The government promised to pay the tribes a share of the revenue from the dam, but it did not make good on that promise. In 1951, members of the Colville Confederated Tribes filed a claim in federal court. A settlement wasn't reached until 1994. The tribe agreed to accept a lump sum of $53 million. It will continue to receive annual payments as long as the Grand Coulee Dam generates electricity.

Some members of the Colville Confederated Tribes do see advantages to the dam. Charlie Moses, a member of the tribe who ranches near the Columbia River, says many members of the tribe learned trades working on the dam. "It did give them an opportunity to work, and to work at pretty good wages," he says.

When Moses was a boy in the 1940s, his family of 13 people lived in a three-room house. "My brother Harvey went to work for the dam and so we had some income coming into the family," he says.

Some local people also say the lakes created by the dam add to the beauty of the area, and to its biological diversity. Campgrounds and boat launches dot the lakeshores. Waterbirds come to the region in large numbers. The water has attracted so many bald eagles that the area now has an annual bald eagle festival.

Still, environmentalists look at the dam as a disaster.

The loss of the salmon wasn't an unforeseen consequence. People knew that the dam would block the river, and that a fish ladder wasn't feasible.

Richard Kirkendall, emeritus history professor at the University of Washington, says at the time, the fish weren't a priority. The priority was making electricity for defense plants.

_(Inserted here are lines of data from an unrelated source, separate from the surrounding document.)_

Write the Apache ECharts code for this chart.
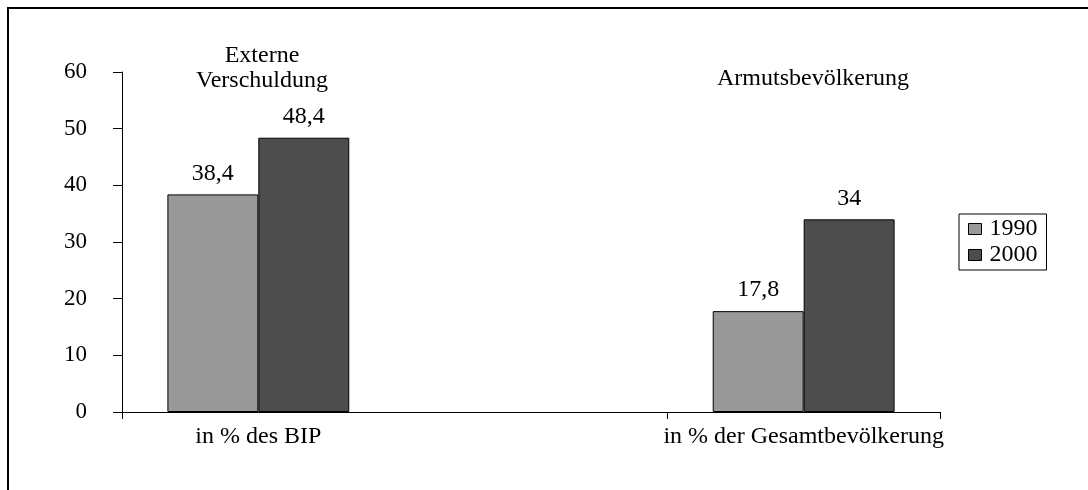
<!DOCTYPE html>
<html>
<head>
<meta charset="utf-8">
<script src="https://cdn.jsdelivr.net/npm/echarts@6/dist/echarts.min.js"></script>
<style>
html,body{margin:0;padding:0;background:#fff;}
#c{width:1088px;height:490px;}
</style>
</head>
<body>
<div id="c"></div>
<script>
const categories = ['in % des BIP', '', 'in % der Gesamtbevölkerung'];
const seriesNames = ['1990', '2000'];
const values1990 = [38.4, null, 17.8];
const values2000 = [48.4, null, 34];
const groupTitles = ['Externe\nVerschuldung', '', 'Armutsbevölkerung'];
const yTicks = [0, 10, 20, 30, 40, 50, 60];

const FONT = '"Liberation Serif", "DejaVu Serif", serif';
const FS = 24;
const chart = echarts.init(document.getElementById('c'), null, {renderer: 'canvas'});
const fmt = p => String(p.value).replace('.', ',');

const option = {
  backgroundColor: '#fff',
  animation: false,
  textStyle: {fontFamily: FONT},
  grid: {left: 122, right: 148, top: 72, bottom: 78, containLabel: false},
  xAxis: {
    type: 'category',
    data: categories,
    axisLine: {lineStyle: {color: '#000', width: 1}},
    axisTick: {show: true, length: 7, inside: false, lineStyle: {color: '#000'}},
    axisLabel: {color: '#000', fontSize: FS, fontFamily: FONT, margin: 13}
  },
  yAxis: {
    type: 'value',
    min: yTicks[0], max: yTicks[yTicks.length - 1], interval: 10,
    axisLine: {show: true, lineStyle: {color: '#000', width: 1}},
    axisTick: {show: true, length: 9, lineStyle: {color: '#000'}},
    axisLabel: {color: '#000', fontSize: 23, fontFamily: FONT, margin: 35},
    splitLine: {show: false}
  },
  legend: {
    orient: 'vertical',
    left: 959, top: 214,
    data: seriesNames,
    icon: 'rect',
    itemWidth: 13, itemHeight: 11,
    itemGap: 2,
    padding: [3, 9, 3, 9],
    borderColor: '#000', borderWidth: 1,
    backgroundColor: '#fff',
    itemStyle: {borderColor: '#000', borderWidth: 1},
    textStyle: {color: '#000', fontSize: FS, fontFamily: FONT, lineHeight: 24, padding: [0,0,0,3]}
  },
  title: [
    {text: groupTitles[0], left: 257, top: 38, textAlign: 'center',
     textStyle: {fontSize: FS, fontWeight: 'normal', color: '#000', fontFamily: FONT, lineHeight: 25}},
    {text: groupTitles[2], left: 808, top: 62, textAlign: 'center',
     textStyle: {fontSize: FS, fontWeight: 'normal', color: '#000', fontFamily: FONT}}
  ],
  graphic: [
    {type: 'rect', shape: {x: 8, y: 8, width: 1100, height: 600},
     style: {fill: 'none', stroke: '#000', lineWidth: 2}, silent: true, z: -10}
  ],
  series: [
    {name: seriesNames[0], type: 'bar', data: values1990,
     barGap: '0%', barCategoryGap: '33.3%',
     itemStyle: {color: '#999999', borderColor: '#000', borderWidth: 1},
     label: {show: true, position: 'top', distance: 9, color: '#000', fontSize: FS, fontFamily: FONT, formatter: fmt}},
    {name: seriesNames[1], type: 'bar', data: values2000,
     barGap: '0%', barCategoryGap: '33.3%',
     itemStyle: {color: '#4d4d4d', borderColor: '#000', borderWidth: 1},
     label: {show: true, position: 'top', distance: 9, color: '#000', fontSize: FS, fontFamily: FONT, formatter: fmt}}
  ]
};
chart.setOption(option);
</script>
</body>
</html>
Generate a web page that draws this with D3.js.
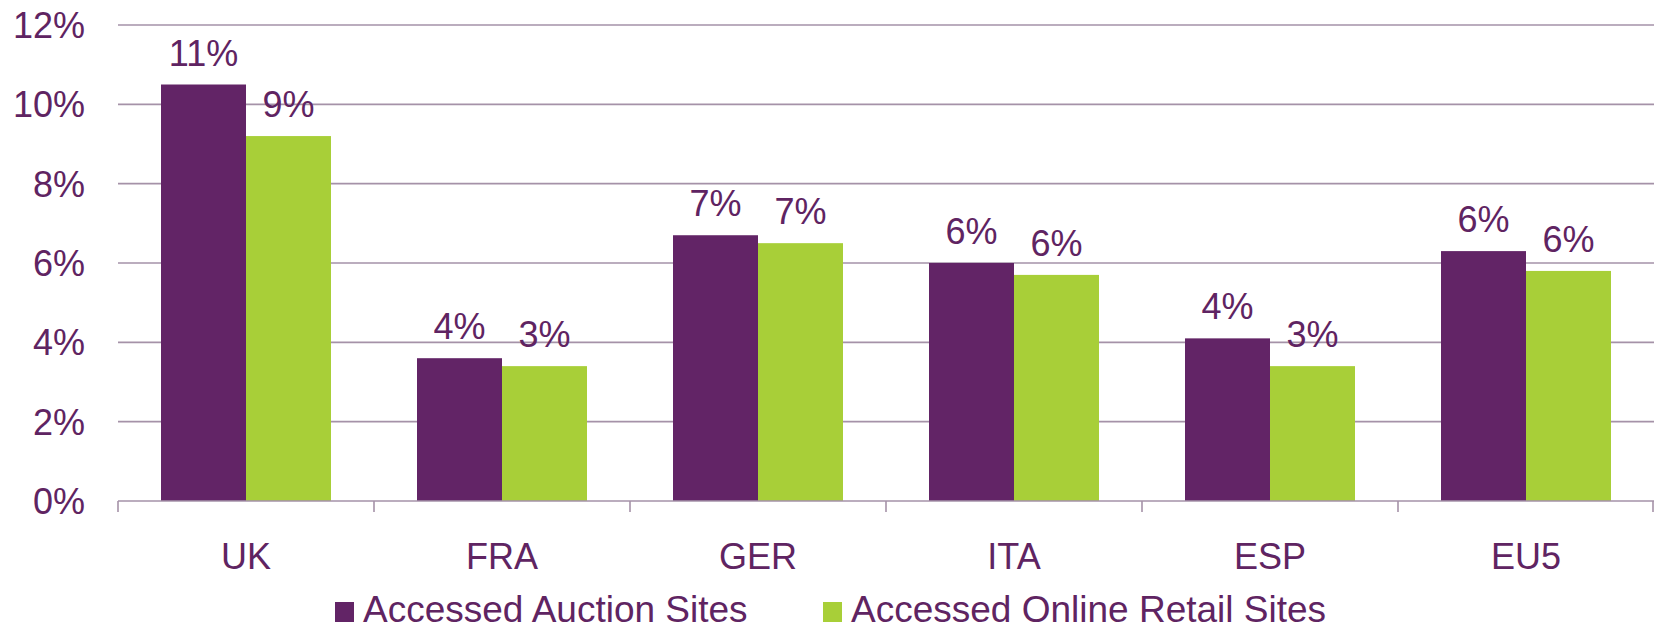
<!DOCTYPE html>
<html>
<head>
<meta charset="utf-8">
<script src="https://cdn.jsdelivr.net/npm/d3@7"></script>
<style>
    body { margin: 0; background: #fff; }
    #chart-area text { font-family: "Liberation Sans", Arial, sans-serif; fill: #5f2462; }
    .grid line { stroke: #a592a8; stroke-width: 1.6; }
    .axis path, .axis line { stroke: #a592a8; stroke-width: 1.6; }
</style>
</head>
<body>
<div id="chart-area"></div>
<script>

// Chart data
const categories = ["UK", "FRA", "GER", "ITA", "ESP", "EU5"];
const seriesNames = ["Accessed Auction Sites", "Accessed Online Retail Sites"];
const auctionValues = [10.5, 3.6, 6.7, 6.0, 4.1, 6.3];
const retailValues = [9.2, 3.4, 6.5, 5.7, 3.4, 5.8];
const auctionLabels = ["11%", "4%", "7%", "6%", "4%", "6%"];
const retailLabels = ["9%", "3%", "7%", "6%", "3%", "6%"];
const yTicks = [0, 2, 4, 6, 8, 10, 12];
const colors = ["#622466", "#a8cf38"];

class GroupedBarChart {

    constructor(_parentElement) {
        this.parentElement = _parentElement;
        this.initVis();
    }

    initVis() {
        let vis = this;

        vis.margin = { top: 25, right: 0, bottom: 130, left: 118 };
        vis.width = 1654 - vis.margin.left - vis.margin.right;
        vis.height = 631 - vis.margin.top - vis.margin.bottom;

        vis.svg = d3.select("#" + vis.parentElement).append("svg")
            .attr("width", 1654)
            .attr("height", 631)
            .append("g")
            .attr("transform", "translate(" + vis.margin.left + "," + vis.margin.top + ")");

        // Build rows from the arrays
        vis.data = categories.map((c, i) => ({
            category: c,
            values: [
                { key: 0, value: auctionValues[i], label: auctionLabels[i] },
                { key: 1, value: retailValues[i], label: retailLabels[i] }
            ]
        }));

        // Scales
        vis.x0 = d3.scaleBand()
            .domain(categories)
            .range([0, vis.width])
            .paddingInner(0.336)
            .paddingOuter(0.168);

        vis.x1 = d3.scaleBand()
            .domain([0, 1])
            .range([0, vis.x0.bandwidth()]);

        vis.y = d3.scaleLinear()
            .domain([0, 12])
            .range([vis.height, 0]);

        // Gridlines
        vis.svg.append("g")
            .attr("class", "grid")
            .selectAll("line")
            .data(yTicks.filter(d => d > 0))
            .enter().append("line")
            .attr("x1", 0)
            .attr("x2", vis.width)
            .attr("y1", d => vis.y(d))
            .attr("y2", d => vis.y(d));

        // Y labels
        vis.svg.append("g")
            .selectAll("text")
            .data(yTicks)
            .enter().append("text")
            .attr("x", -33)
            .attr("y", d => vis.y(d))
            .attr("dy", "0.36em")
            .attr("text-anchor", "end")
            .style("font-size", "36px")
            .text(d => d + "%");

        // Bars
        vis.groups = vis.svg.selectAll(".group")
            .data(vis.data)
            .enter().append("g")
            .attr("class", "group")
            .attr("transform", d => "translate(" + vis.x0(d.category) + ",0)");

        vis.groups.selectAll("rect")
            .data(d => d.values)
            .enter().append("rect")
            .attr("x", d => vis.x1(d.key))
            .attr("width", vis.x1.bandwidth())
            .attr("y", d => vis.y(d.value))
            .attr("height", d => vis.height - vis.y(d.value))
            .attr("fill", d => colors[d.key]);

        vis.groups.selectAll(".bar-label")
            .data(d => d.values)
            .enter().append("text")
            .attr("class", "bar-label")
            .attr("x", d => vis.x1(d.key) + vis.x1.bandwidth() / 2)
            .attr("y", d => vis.y(d.value) - 19)
            .attr("text-anchor", "middle")
            .style("font-size", "36px")
            .text(d => d.label);

        // X axis with ticks between categories
        let axis = vis.svg.append("g")
            .attr("class", "axis")
            .attr("transform", "translate(0," + vis.height + ")");

        axis.append("line")
            .attr("x1", 0)
            .attr("x2", vis.width);

        let step = vis.x0.step();
        axis.selectAll(".tick")
            .data(d3.range(categories.length + 1))
            .enter().append("line")
            .attr("class", "tick")
            .attr("x1", i => Math.min(i * step, vis.width - 1))
            .attr("x2", i => Math.min(i * step, vis.width - 1))
            .attr("y1", 0)
            .attr("y2", 11);

        axis.selectAll(".cat")
            .data(categories)
            .enter().append("text")
            .attr("class", "cat")
            .attr("x", d => vis.x0(d) + vis.x0.bandwidth() / 2)
            .attr("y", 68)
            .attr("text-anchor", "middle")
            .style("font-size", "36px")
            .text(d => d);

        // Legend
        let legendX = [335 - vis.margin.left, 823 - vis.margin.left];
        let legend = vis.svg.selectAll(".legend")
            .data(seriesNames)
            .enter().append("g")
            .attr("class", "legend")
            .attr("transform", (d, i) => "translate(" + legendX[i] + "," + (vis.height + 101) + ")");

        legend.append("rect")
            .attr("width", 19)
            .attr("height", 20)
            .attr("fill", (d, i) => colors[i]);

        legend.append("text")
            .attr("x", 28)
            .attr("y", 20)
            .style("font-size", "37px")
            .text(d => d);
    }
}

new GroupedBarChart("chart-area");

</script>
</body>
</html>
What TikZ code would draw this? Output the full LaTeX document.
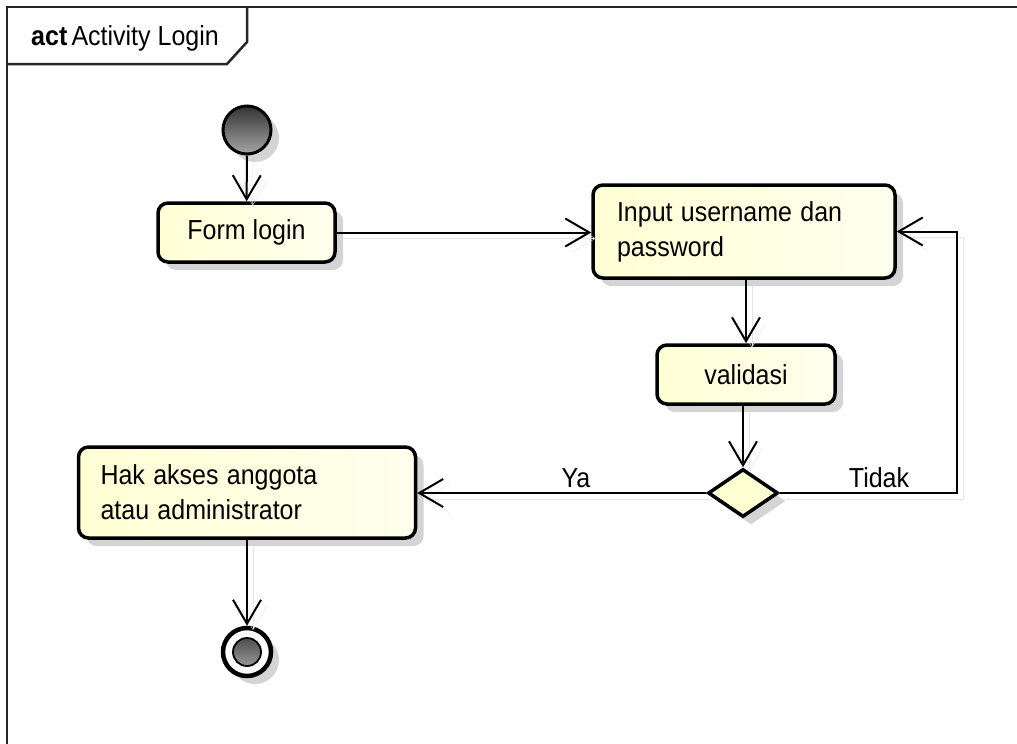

"The tendency was to think, nothing is more important than winning the war," he says. "Then after war, nothing was more important than doing well in the Cold War."


The Long Reach of the Dam

The Grand Coulee Dam has been expanded since its completion and now is nearly a mile long.
Photo by Catherine Winter

The Pacific Northwest is no longer a region dependent on producing raw materials such as lumber and coal, as it was back in the 1920s and '30s. The growth spurred by defense industries attracted other development.

Now, high tech companies such as Microsoft and Amazon are headquartered in Seattle. And on the other side of the Cascade Mountains, in the agricultural areas irrigated by the Columbia River, there's a new kind of farm, the "server farm." Server farms are not farms at all, but huge buildings full of thousands of computers and networking equipment, processing massive amounts of data. Server farms use a lot of electricity, both to power the computers and to keep them cool.

Microsoft, Yahoo and Intuit have all built server farms in the area to take advantage of the relatively cheap electricity, bringing new jobs to the region.

The infrastructure built during the Depression is doing just what Roosevelt said he wanted it to do: supporting the industry of the future, an industry no one could have imagined at the time.